Minister of State in the Ministry of Education, Youth and Culture, Senator Noel Monteith has emphasised that every effort was being made to improve condition in affected schools, in the shortest possible time, following the damage done by Hurricane Ivan.
In a statement to the Senate on September 24, Mr. Monteith said the Ministry recognized that although several schools were opened, they were operating under extenuating circumstances.
According to Senator Monteith, the Ministry was cognizant of the fact that there were concerns about electricity and water supply in the institutions.”This is why we have been working closely with the National Water Commission and the Ministry of Health, not only to ensure that piped and trucked water reach the schools, but that the water is appropriately treated to avoid any threat to our students’ health,” he said.
He noted that checks with the majority of schools have revealed that they either have piped or trucked water.
“I have received a list of names of schools to which water is being trucked. The list includes 12 schools in Kingston and St Andrew; 14 in St James; four in Trelawny; two in Westmoreland; seven in Hanover; eight in Manchester; six in St.

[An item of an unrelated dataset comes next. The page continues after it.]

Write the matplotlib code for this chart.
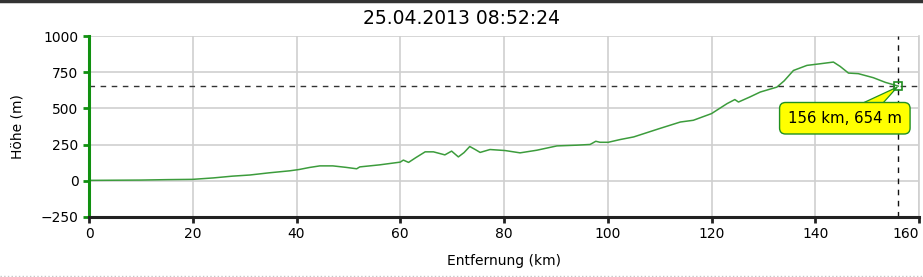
import matplotlib
matplotlib.use("Agg")
import matplotlib.pyplot as plt
from matplotlib.lines import Line2D
from matplotlib.patches import Polygon
from matplotlib.transforms import IdentityTransform

# Data (distance km, elevation m)
dist_km = [0, 5, 10, 15, 20, 24, 27.6, 31, 34.7, 38.7, 40.5, 42.5, 44.5, 47, 49.5,
           51.6, 52.2, 56, 60, 60.6, 61.6, 63, 64.8, 66.4, 68.6, 69.9, 71.2, 72.3,
           73.4, 74.5, 75.4, 77.3, 80.2, 83.1, 86.3, 90.2, 94, 96.6, 97.7, 98.5,
           100.1, 102.4, 105, 110, 114, 116.5, 120, 123, 124.5, 125.2, 127.4,
           129.4, 132.6, 134, 135.8, 138.4, 140.9, 143.5, 144.8, 146.4, 148.3,
           151.2, 153.5, 156]
elev_m = [3, 4, 5, 8, 10, 20, 32, 40, 55, 69, 78, 92, 103, 103, 93,
          83, 96, 110, 129, 143, 127, 160, 200, 200, 179, 205, 165, 195,
          237, 215, 196, 216, 209, 193, 211, 241, 246, 251, 273, 266,
          266, 285, 303, 361, 406, 418, 464, 533, 561, 544, 579,
          613, 647, 690, 762, 797, 808, 820, 790, 744, 740,
          712, 680, 654]
x_ticks = [0, 20, 40, 60, 80, 100, 120, 140, 160]
y_ticks = [-250, 0, 250, 500, 750, 1000]
cursor_km = 156
cursor_m = 654
title = "25.04.2013 08:52:24"

fig = plt.figure(figsize=(9.23, 2.77), dpi=100)
ax = fig.add_axes([89/923, 1-217/277, (919-89)/923, (217-36)/277])

ax.plot(dist_km, elev_m, color="#3c9c3c", lw=1.1)
ax.set_xlim(0, 160)
ax.set_ylim(-250, 1000)
ax.set_xticks(x_ticks)
ax.set_yticks(y_ticks)
ax.grid(True, color="#cfcfcf", lw=1.2)
ax.set_axisbelow(True)

ax.spines["top"].set_visible(False)
ax.spines["right"].set_color("#cfcfcf")
ax.spines["right"].set_linewidth(1.2)
ax.spines["left"].set_color("#109010")
ax.spines["left"].set_linewidth(2.2)
ax.spines["bottom"].set_color("#222222")
ax.spines["bottom"].set_linewidth(2.2)
ax.tick_params(axis="y", colors="#109010", labelcolor="black", length=4, width=2, labelsize=10)
ax.tick_params(axis="x", colors="#222222", labelcolor="black", length=4, width=2, labelsize=10)
xl = ax.get_xticklabels()
xl[-1].set_horizontalalignment("right")

# shadow under bottom axis
ax.plot([0, 160], [-250, -250], color="#999999", lw=1.2, zorder=0, clip_on=False)

ax.set_xlabel("Entfernung (km)", fontsize=10, labelpad=9)
ax.set_ylabel("Höhe (m)", fontsize=10, labelpad=12)
fig.text(0.5, 1-19/277, title, ha="center", va="center", fontsize=13.5)

# cursor lines
ax.axhline(cursor_m, color="#333333", lw=1, ls=(0, (4, 4)))
ax.axvline(cursor_km, color="#111111", lw=1, ls=(0, (4, 4)))

# callout pointer (pixel offsets from the cursor point), figure level
tx, ty = ax.transData.transform((cursor_km, cursor_m))
tri = Polygon([(tx - 42, ty - 20), (tx - 18, ty - 20), (tx - 1, ty - 1)], closed=True,
              transform=IdentityTransform(), fc="#ffff00", ec="#209020",
              lw=0.9, zorder=5)
fig.add_artist(tri)

fig.text(145.7, 432, f"{cursor_km} km, {cursor_m} m", transform=ax.transData,
         ha="center", va="center", fontsize=10.8,
         bbox=dict(boxstyle="round,pad=0.55,rounding_size=0.4", fc="#ffff00", ec="#209020", lw=1),
         zorder=6)

marker = Line2D([cursor_km], [cursor_m], transform=ax.transData, marker="s", ms=6,
                mfc="none", mec="#209020", mew=1.2, zorder=7)
fig.add_artist(marker)

# frame lines of the figure
fig.add_artist(Line2D([0, 1], [1-1/277, 1-1/277], transform=fig.transFigure, color="#333333", lw=2.5))
fig.add_artist(Line2D([0.0, 1], [1/277, 1/277], transform=fig.transFigure, color="#c8c8c8", lw=1, ls=":"))

fig.savefig("out.png", dpi=100)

Elizabeth and six in St Ann. All levels, including tertiary institutions, are represented on this list,” the Senator noted.

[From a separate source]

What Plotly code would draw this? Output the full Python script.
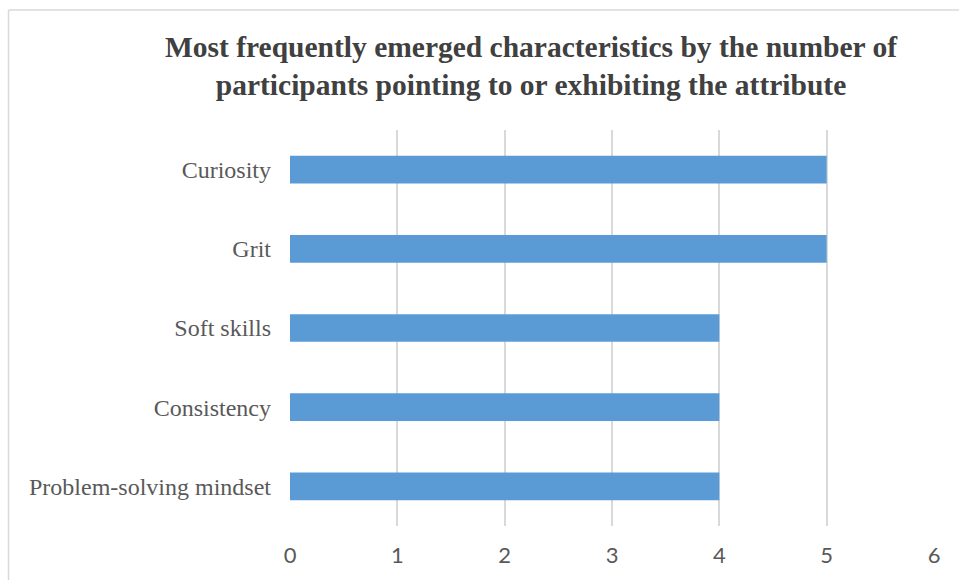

He cautioned, however, that some schools might have to function for a few more weeks without electricity. The Ministry was currently in touch with the Jamaica Public Service Company (JPSCo), to see how best they could expedite the process, he added.

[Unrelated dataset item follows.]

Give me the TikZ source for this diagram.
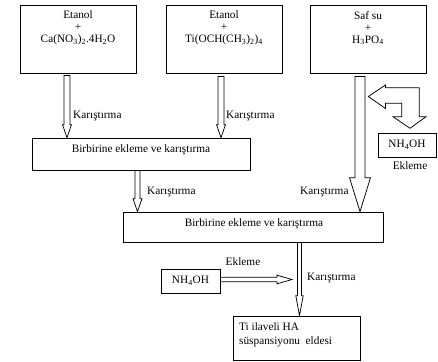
\documentclass[tikz,border=0pt]{standalone}
\usepackage{fontspec}
\setmainfont{Liberation Serif}
\usetikzlibrary{calc}

% 空心箭头: 起点, 终点, 杆半宽, 头半宽, 头长
\newcommand{\flowdown}[5]{%
  \draw[flowline] let \p1=#1, \p2=#2 in
    (\x1-#3,\y1) -- (\x1-#3,\y2+#5) -- (\x1-#4,\y2+#5) -- (\x1,\y2)
    -- (\x1+#4,\y2+#5) -- (\x1+#3,\y2+#5) -- (\x1+#3,\y1) -- cycle;}
\newcommand{\flowright}[5]{%
  \draw[flowline] let \p1=#1, \p2=#2 in
    (\x1,\y1+#3) -- (\x2-#5,\y1+#3) -- (\x2-#5,\y1+#4) -- (\x2,\y1)
    -- (\x2-#5,\y1-#4) -- (\x2-#5,\y1-#3) -- (\x1,\y1-#3) -- cycle;}

\begin{document}
\begin{tikzpicture}[x=1pt, y=-1pt, font=\fontsize{11.3}{12}\selectfont,
    box/.style={draw, line width=0.75pt, inner sep=0pt},
    srcbox/.style={box, minimum width=116pt, minimum height=68pt},
    flowline/.style={draw, line width=0.75pt, line join=miter},
    lbl/.style={inner sep=1pt}]
    \useasboundingbox (0,0) rectangle (438,361);

    % 原料框
    \foreach \n/\x in {ca/78, ti/224, su/368}
        \node[srcbox] (\n) at (\x,39) {};
    \node[align=center, anchor=north] (cat) at ([yshift=-3pt]ca.north)
        {Etanol\\+\\Ca(NO\textsubscript{3})\textsubscript{2}.4H\textsubscript{2}O};
    \node[align=center, anchor=north] (tit) at ([yshift=-3pt]ti.north)
        {Etanol\\+\\Ti(OCH(CH\textsubscript{3})\textsubscript{2})\textsubscript{4}};
    \node[align=center, anchor=north] (sut) at ([yshift=-3pt]su.north)
        {Saf su\\+\\H\textsubscript{3}PO\textsubscript{4}};

    % 混合框
    \node[box, minimum width=218pt, minimum height=32pt] (mix1) at (141,154) {};
    \node (mix1t) at (141,149.5) {Birbirine ekleme ve karıştırma};
    \node[box, minimum width=260pt, minimum height=30pt] (mix2) at (253,227) {};
    \node (mix2t) at (254,223.5) {Birbirine ekleme ve karıştırma};

    % NH4OH 与结果
    \node[box, minimum width=58pt, minimum height=24pt] (nh1) at (407,145) {NH\textsubscript{4}OH};
    \node[box, minimum width=59pt, minimum height=24pt] (nh2) at (190.5,281) {NH\textsubscript{4}OH};
    \node[box, minimum width=127pt, minimum height=44pt] (fin) at (296.5,338) {};
    \node[align=left, anchor=north west, font=\fontsize{11.3}{14}\selectfont] (fint)
        at ([xshift=3pt,yshift=-3pt]fin.north west) {Ti ilaveli HA\\süspansiyonu~ eldesi};

    % 箭头
    \flowdown{([xshift=-11pt,yshift=-2pt]ca.south)}{(mix1.north)}{3pt}{4.5pt}{13pt}
    \flowdown{([xshift=-3pt,yshift=-3pt]ti.south)}{(mix1.north)}{3pt}{4.5pt}{13pt}
    \flowdown{([xshift=-3.5pt]mix1.south)}{(mix2.north)}{2.5pt}{4.5pt}{13pt}
    \flowdown{([xshift=-8pt,yshift=-3pt]su.south)}{(mix2.north)}{5pt}{10.5pt}{34pt}
    \flowdown{([xshift=46.5pt]mix2.south)}{(fin.north)}{2pt}{3.7pt}{20pt}
    \coordinate (join) at (292,279.5);
    \flowright{([yshift=1.5pt]nh2.east)}{(join)}{2.2pt}{4.3pt}{15pt}

    % 回流箭头
    \draw[flowline] (368.3,96.5) -- (385.5,85) -- (385.5,87.7) -- (419.3,87.7)
        -- (419.3,116.7) -- (426,116.7) -- (410,128.3) -- (393,116.7)
        -- (401.7,116.7) -- (401.7,103.3) -- (385.5,103.3) -- (385.5,108.5) -- cycle;

    % 标注
    \foreach \x/\y [count=\i] in {72/116, 225/116, 146/192, 299/192, 306/278}
        \node[lbl, anchor=west] (k\i) at (\x,\y) {Karıştırma};
    \node (e1) at (410,166) {Ekleme};
    \node (e2) at (243,262) {Ekleme};
\end{tikzpicture}
\end{document}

With regard to students currently being prepared for external examinations, Senator Monteith said the Ministry was taking the necessary steps to ensure that students were prepared for practicals, school based assignments and the external examinations.
“The normal flow of the school year has been significantly disrupted. To date, no less than seven days have been lost for some schools, while others are yet to be re-opened,” he pointed out.
“All of us – parents, teachers, community members, the Jamaica Teachers’ Association – we all want to ensure that our children are given adequate time to cover the curriculum and other activities scheduled for this term and this school year,” he added.
The Senator said that consistent with the Education Regulations, the Ministry was ensuring that schools did sessions for the required number of days prescribed in those regulations. To this end, he said the Acting Chief Education Officer was now directing relevant communication to principals on the matter.
Mr. Monteith said the Ministry had been seriously challenged, but was not daunted. “We believe in the God-given potential and the resilient spirit of our people to cope with debilitating circumstances. Our vision is for every child to learn and we are resolved to do all that we can to ensure that every child learns,” he said.
Approximately 34 schools across the island still remain unopened in the aftermath of the hurricane.